REQUIRED TASK:
Please, without the pictures, retype exactly the lines from the start of the material through the line that holds "import pandas as pd".
-- begin INFORMATION PROVIDED --
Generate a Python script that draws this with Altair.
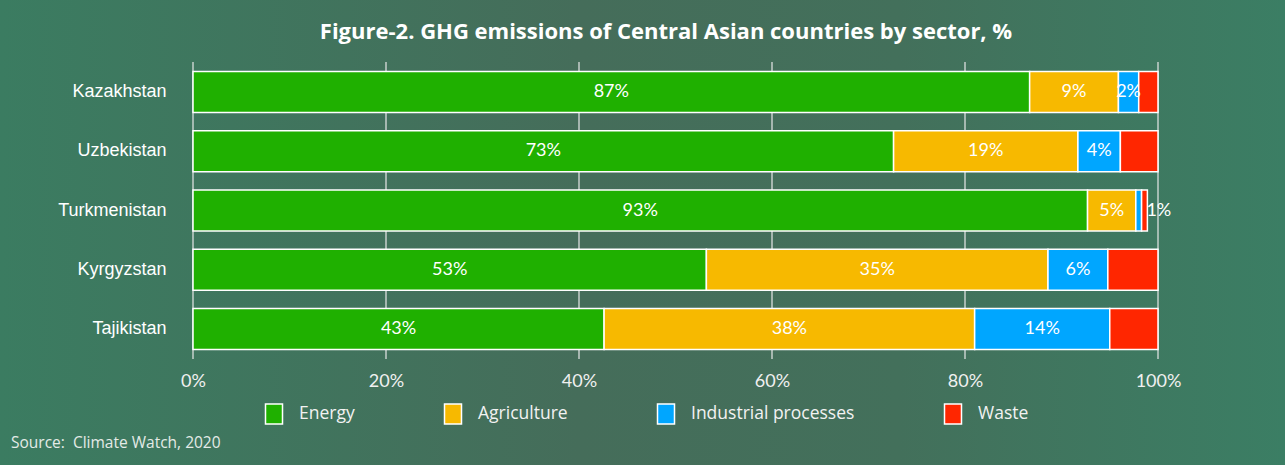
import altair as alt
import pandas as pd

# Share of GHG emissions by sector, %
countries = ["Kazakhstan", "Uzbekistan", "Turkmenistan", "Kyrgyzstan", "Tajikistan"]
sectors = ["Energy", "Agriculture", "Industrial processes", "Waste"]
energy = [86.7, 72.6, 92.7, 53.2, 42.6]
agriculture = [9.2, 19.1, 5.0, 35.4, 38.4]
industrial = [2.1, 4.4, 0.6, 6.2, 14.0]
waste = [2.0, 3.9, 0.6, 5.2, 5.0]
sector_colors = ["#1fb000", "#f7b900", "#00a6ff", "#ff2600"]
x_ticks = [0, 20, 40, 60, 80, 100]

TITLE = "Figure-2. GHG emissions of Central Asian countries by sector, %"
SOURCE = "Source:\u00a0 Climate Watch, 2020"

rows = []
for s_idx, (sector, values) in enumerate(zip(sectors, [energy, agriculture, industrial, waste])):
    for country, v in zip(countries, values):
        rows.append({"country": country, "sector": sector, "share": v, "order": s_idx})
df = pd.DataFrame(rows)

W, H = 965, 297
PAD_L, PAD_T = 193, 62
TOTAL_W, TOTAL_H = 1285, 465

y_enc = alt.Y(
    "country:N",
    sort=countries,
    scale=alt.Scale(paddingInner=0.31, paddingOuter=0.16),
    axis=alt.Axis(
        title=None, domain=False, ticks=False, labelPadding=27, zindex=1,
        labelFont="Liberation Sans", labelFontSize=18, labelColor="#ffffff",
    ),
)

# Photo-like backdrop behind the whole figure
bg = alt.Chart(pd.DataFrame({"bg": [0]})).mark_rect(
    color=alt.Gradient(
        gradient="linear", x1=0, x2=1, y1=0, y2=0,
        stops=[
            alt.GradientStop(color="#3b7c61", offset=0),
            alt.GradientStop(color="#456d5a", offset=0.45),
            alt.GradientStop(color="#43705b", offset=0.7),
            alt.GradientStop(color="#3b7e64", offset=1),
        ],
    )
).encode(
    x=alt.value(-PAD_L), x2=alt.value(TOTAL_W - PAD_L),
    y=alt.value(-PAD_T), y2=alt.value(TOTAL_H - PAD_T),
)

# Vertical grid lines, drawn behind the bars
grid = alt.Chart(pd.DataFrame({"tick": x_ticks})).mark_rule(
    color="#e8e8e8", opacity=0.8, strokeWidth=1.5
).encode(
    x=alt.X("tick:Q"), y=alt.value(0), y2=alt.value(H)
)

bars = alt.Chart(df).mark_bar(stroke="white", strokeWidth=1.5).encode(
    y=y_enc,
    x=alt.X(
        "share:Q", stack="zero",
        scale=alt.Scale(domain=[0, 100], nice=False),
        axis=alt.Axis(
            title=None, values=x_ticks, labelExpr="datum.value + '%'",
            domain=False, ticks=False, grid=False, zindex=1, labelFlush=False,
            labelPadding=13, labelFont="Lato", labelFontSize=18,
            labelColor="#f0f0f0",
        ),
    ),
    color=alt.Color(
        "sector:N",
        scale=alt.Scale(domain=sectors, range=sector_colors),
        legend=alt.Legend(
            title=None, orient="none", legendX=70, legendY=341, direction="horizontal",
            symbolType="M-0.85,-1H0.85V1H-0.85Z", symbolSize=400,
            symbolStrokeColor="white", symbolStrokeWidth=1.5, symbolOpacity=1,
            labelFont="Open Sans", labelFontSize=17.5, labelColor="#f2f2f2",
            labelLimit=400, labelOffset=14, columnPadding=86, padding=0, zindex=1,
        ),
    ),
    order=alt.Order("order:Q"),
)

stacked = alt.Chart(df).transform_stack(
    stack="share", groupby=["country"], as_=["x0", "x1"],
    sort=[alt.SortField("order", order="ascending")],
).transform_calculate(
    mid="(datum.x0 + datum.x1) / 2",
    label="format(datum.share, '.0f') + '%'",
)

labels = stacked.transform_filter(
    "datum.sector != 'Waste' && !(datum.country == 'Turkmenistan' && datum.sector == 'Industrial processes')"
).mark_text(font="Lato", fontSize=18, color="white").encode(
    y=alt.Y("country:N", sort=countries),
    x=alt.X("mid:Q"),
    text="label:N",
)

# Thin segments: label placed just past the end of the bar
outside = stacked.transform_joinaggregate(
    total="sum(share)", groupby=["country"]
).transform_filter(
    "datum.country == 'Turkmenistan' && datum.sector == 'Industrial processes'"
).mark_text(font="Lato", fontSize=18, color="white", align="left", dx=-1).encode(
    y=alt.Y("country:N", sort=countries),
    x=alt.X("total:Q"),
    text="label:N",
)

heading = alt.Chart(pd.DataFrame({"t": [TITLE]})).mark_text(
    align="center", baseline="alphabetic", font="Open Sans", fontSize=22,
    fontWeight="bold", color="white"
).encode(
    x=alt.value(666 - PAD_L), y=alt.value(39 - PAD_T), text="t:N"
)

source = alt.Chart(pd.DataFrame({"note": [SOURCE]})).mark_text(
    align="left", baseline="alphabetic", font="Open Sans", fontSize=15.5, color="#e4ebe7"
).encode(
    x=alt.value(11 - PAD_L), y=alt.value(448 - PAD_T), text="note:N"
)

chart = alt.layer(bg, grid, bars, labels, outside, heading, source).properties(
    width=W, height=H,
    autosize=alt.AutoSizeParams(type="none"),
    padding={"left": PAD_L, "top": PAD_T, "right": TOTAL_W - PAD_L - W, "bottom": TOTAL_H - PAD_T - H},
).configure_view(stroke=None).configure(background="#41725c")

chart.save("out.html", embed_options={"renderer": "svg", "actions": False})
-- end INFORMATION PROVIDED --
RESULT OF THIS TASK:
Generate a Python script that draws this with Altair.
import altair as alt
import pandas as pd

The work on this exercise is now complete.